### What is asked
List every line below containing "that".

[Begin Record extracts]

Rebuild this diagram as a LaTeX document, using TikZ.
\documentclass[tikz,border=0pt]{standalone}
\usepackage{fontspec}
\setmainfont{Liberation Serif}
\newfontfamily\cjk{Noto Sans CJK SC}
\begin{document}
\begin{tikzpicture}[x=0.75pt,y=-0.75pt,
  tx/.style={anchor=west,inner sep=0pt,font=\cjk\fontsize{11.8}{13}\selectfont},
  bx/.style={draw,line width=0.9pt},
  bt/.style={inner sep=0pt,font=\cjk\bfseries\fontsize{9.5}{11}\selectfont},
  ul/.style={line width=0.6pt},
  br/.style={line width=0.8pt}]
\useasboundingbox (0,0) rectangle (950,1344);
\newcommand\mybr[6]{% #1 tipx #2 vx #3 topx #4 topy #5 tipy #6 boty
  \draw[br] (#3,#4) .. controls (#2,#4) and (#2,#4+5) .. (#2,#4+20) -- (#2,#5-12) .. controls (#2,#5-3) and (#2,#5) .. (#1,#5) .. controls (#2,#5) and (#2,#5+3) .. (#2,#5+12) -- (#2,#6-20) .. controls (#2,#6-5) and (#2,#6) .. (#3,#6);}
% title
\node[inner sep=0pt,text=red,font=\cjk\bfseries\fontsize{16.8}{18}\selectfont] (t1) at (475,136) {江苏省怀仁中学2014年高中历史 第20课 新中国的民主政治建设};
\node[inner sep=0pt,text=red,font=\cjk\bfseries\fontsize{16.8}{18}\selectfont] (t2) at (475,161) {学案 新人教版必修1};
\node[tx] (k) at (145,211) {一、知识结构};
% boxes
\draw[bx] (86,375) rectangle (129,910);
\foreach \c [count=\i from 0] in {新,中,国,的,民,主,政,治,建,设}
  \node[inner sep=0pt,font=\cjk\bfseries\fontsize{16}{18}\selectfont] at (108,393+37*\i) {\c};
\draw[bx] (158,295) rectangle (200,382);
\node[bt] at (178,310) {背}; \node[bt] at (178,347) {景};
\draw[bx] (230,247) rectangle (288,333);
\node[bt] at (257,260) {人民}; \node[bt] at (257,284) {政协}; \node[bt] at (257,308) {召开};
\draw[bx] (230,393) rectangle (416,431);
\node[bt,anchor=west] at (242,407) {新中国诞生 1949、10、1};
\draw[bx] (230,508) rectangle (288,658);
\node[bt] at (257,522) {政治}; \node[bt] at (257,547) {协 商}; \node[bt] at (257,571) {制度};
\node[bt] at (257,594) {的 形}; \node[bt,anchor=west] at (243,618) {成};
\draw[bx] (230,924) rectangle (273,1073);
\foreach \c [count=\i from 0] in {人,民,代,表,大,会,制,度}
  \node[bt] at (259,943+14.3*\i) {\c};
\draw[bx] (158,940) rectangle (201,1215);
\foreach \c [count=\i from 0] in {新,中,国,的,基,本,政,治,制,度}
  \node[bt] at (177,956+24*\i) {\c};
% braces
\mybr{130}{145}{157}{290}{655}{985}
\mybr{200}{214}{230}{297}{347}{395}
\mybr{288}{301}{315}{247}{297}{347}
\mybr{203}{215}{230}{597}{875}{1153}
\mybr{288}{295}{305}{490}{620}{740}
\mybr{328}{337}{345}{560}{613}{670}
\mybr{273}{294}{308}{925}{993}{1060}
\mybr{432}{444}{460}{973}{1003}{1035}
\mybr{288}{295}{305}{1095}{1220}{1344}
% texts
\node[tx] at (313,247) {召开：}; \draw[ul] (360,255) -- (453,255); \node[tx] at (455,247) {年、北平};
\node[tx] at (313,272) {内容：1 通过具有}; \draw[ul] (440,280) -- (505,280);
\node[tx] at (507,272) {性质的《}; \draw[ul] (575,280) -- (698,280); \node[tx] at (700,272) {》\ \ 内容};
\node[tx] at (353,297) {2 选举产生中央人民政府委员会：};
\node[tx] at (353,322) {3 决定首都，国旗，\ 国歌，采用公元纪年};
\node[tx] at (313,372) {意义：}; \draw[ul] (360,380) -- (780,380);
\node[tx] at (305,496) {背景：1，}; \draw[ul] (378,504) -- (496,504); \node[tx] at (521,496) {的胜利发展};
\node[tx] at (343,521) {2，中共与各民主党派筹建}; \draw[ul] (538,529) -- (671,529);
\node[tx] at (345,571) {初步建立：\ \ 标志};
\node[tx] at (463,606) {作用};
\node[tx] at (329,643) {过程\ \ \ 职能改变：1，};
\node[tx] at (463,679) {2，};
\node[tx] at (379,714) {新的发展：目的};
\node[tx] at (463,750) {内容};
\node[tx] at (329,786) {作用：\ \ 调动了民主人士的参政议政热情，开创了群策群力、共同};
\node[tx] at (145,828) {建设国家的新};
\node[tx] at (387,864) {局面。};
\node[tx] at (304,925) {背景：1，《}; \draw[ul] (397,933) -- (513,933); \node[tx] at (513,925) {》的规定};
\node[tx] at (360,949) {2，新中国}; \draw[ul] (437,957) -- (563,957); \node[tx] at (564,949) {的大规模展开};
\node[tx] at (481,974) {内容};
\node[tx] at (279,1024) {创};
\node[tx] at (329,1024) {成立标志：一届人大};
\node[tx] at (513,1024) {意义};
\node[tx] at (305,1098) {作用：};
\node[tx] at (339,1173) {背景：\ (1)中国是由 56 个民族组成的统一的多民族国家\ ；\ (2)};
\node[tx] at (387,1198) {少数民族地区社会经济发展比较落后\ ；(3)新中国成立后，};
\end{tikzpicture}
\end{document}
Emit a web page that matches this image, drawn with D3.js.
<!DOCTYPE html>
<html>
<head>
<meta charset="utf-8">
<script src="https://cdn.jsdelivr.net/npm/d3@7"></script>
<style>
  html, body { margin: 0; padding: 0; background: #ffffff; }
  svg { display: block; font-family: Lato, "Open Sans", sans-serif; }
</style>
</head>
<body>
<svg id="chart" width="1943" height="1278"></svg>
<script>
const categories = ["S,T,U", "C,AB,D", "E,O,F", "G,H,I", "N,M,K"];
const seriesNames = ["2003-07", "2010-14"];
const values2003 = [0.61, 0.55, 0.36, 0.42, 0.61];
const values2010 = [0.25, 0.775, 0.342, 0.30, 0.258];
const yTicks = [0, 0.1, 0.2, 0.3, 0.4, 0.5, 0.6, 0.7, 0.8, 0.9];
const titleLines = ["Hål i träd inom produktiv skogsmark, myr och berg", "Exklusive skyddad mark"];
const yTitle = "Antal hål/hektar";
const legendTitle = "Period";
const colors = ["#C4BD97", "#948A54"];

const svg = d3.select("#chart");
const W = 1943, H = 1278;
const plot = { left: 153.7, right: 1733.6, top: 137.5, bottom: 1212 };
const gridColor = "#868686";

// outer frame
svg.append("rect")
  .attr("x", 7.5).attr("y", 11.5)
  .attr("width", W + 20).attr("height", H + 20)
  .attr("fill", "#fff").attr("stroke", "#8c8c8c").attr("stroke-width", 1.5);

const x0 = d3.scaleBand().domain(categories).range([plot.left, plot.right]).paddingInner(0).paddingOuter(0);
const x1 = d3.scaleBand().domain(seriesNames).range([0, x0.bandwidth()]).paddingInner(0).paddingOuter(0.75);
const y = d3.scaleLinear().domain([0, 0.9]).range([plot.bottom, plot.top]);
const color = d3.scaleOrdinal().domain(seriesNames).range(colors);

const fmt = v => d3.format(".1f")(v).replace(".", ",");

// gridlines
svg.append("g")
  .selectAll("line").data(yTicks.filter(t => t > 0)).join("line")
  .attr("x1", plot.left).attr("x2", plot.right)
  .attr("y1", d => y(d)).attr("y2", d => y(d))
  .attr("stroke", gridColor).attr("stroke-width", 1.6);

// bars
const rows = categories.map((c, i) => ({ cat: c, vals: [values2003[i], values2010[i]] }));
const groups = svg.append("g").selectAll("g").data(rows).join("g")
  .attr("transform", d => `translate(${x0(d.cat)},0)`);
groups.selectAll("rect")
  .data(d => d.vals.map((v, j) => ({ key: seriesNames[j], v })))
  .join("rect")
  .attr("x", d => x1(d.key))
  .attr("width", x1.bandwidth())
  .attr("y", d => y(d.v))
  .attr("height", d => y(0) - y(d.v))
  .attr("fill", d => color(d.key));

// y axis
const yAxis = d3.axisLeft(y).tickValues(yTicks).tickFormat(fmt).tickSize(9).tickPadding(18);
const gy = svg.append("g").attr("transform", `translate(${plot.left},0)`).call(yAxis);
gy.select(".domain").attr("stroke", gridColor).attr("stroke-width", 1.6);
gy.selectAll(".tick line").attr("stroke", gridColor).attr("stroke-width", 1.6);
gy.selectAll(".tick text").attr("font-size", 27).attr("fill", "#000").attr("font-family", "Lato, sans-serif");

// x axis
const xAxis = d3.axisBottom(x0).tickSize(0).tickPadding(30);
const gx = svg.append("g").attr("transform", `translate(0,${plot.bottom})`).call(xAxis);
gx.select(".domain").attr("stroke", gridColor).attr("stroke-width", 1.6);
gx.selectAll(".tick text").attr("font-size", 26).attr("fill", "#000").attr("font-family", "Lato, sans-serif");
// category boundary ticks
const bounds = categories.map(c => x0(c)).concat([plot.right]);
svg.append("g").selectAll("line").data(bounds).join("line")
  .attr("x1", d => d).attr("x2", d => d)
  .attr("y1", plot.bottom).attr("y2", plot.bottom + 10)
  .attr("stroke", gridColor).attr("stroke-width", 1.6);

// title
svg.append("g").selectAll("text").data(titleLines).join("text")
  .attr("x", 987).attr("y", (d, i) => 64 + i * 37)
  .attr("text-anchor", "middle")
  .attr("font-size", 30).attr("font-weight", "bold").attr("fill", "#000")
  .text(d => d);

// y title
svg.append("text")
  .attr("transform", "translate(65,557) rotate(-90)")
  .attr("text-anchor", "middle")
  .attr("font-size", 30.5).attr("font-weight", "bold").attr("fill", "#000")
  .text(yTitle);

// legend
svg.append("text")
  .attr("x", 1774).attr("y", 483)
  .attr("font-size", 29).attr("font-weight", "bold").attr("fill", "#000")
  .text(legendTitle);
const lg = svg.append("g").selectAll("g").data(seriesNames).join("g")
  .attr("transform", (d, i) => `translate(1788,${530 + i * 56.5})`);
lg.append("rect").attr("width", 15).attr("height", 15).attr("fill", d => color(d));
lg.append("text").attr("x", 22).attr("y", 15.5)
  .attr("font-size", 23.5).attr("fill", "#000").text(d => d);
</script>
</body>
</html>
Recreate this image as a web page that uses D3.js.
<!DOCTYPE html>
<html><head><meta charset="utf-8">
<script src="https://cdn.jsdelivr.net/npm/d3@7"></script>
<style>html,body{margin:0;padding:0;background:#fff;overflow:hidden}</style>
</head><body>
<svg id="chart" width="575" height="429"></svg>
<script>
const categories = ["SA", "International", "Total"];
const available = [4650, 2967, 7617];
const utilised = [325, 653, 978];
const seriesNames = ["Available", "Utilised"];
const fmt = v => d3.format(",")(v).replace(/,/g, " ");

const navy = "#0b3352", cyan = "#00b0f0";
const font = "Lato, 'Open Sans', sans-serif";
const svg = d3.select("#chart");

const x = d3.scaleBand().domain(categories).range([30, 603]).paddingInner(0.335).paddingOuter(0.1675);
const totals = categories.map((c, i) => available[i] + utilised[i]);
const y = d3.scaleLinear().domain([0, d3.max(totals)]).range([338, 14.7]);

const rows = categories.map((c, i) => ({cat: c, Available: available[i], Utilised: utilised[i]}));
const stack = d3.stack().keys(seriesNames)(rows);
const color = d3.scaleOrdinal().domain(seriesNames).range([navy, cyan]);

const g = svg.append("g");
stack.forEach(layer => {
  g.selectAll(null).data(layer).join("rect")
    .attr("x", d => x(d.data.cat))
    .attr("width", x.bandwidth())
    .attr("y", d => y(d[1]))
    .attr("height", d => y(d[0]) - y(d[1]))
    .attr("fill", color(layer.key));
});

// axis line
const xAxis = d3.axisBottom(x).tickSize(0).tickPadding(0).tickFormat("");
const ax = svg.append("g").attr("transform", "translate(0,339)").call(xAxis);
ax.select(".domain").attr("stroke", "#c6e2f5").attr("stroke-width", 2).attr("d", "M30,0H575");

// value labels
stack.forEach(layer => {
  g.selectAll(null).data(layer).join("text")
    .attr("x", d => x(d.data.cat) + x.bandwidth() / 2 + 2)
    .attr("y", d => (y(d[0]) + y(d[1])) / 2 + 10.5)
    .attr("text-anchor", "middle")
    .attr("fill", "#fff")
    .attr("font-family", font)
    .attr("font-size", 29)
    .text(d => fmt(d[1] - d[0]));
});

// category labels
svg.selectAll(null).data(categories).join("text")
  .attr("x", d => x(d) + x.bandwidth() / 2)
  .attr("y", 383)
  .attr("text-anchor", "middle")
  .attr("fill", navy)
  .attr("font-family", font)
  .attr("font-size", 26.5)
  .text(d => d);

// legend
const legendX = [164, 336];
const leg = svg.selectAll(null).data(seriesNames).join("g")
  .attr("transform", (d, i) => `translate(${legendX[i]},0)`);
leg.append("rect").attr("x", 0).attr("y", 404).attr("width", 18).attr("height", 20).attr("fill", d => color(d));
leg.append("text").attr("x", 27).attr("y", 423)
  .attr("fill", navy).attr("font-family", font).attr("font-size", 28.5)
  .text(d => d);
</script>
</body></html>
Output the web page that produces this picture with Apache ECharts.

[End Record extracts]

### Task result
Emit a web page that matches this image, drawn with D3.js.
Recreate this image as a web page that uses D3.js.
Output the web page that produces this picture with Apache ECharts.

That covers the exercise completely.